A long time ago, I dreamed of a thousand possibilities that filled my heart-both with fear and exhilaration.
Fear because the thought of actually wanting something so badly is like standing at the edge of a cliff. For a moment, you’ll be paralyzed on the spot, trying to decide whether to take the plunge or not. And even if you know that you will be met by certain death when you choose the latter, it doesn’t completely wipe the idea out of your mind.
Exhilaration because there is that impossibly bright light ahead, luring you to come closer and daring you to take the chance to find out what’s there. Suddenly, there’s courage in your heart that push you forward, and you know you will be doing just that no matter what the outcome will be.
There was one of those possibilities that really stand out in my memory, even after all these years.
I thought, it was the next thing to impossible. I tried so hard to get it out of my mind, to completely drive it out of my system. I’ve succeeded. I can actually get trough a day without thinking about it.
And then one day, it simply hit me head on.
I was terrified. I didn’t know how to react. I didn’t know how to deal with it when it was no longer a cherished dream.
Maybe, the beauty of it is that, it was so unexpected.

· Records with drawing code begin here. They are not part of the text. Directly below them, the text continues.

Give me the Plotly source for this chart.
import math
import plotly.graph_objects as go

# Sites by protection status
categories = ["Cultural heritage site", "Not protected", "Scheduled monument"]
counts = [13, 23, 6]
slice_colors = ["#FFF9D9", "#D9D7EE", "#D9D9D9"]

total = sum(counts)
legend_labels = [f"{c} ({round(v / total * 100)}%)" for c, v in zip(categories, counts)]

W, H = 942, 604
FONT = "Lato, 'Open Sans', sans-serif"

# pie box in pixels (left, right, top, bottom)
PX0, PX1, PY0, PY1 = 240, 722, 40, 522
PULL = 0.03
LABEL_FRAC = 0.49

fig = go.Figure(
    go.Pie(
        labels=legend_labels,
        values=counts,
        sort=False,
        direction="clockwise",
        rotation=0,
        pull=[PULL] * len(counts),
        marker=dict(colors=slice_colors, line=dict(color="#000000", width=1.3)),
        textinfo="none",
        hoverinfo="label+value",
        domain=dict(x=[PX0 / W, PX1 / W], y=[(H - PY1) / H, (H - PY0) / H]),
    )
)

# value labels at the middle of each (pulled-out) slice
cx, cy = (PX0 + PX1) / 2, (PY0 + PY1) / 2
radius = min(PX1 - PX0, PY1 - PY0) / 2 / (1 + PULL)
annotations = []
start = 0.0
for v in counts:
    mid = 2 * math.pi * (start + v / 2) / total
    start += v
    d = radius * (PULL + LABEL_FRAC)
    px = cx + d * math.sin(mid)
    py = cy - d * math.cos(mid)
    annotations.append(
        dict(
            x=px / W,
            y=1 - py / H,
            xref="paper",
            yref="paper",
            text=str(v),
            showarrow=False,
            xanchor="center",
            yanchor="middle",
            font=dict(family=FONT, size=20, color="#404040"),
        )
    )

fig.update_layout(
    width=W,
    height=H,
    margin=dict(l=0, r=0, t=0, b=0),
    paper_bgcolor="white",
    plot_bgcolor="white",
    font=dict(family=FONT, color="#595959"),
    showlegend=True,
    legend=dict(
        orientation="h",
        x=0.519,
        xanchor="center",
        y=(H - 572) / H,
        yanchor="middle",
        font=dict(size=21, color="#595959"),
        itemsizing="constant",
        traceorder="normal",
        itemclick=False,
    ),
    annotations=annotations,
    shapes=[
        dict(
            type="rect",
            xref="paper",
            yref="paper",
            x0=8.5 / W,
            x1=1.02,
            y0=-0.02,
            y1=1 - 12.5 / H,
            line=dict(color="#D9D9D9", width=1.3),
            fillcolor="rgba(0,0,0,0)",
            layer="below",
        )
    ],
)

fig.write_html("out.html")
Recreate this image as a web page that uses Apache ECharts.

It was gloriously unexpected.
And I let myself be carried away by that gentle stream. My fears are calmed. My fluttering heart now glides gently.
I’m holding the evidence in my hand that dreams sometimes has a strange way of appearing in life. But when it finally does, it is all worth it. And guess what?
It opened a new door to another possibility. And I’m going to meet it with open arms.
No more fears, no more doubts, no more insecurities.
There is no room for all of that when you dwell in possibilities.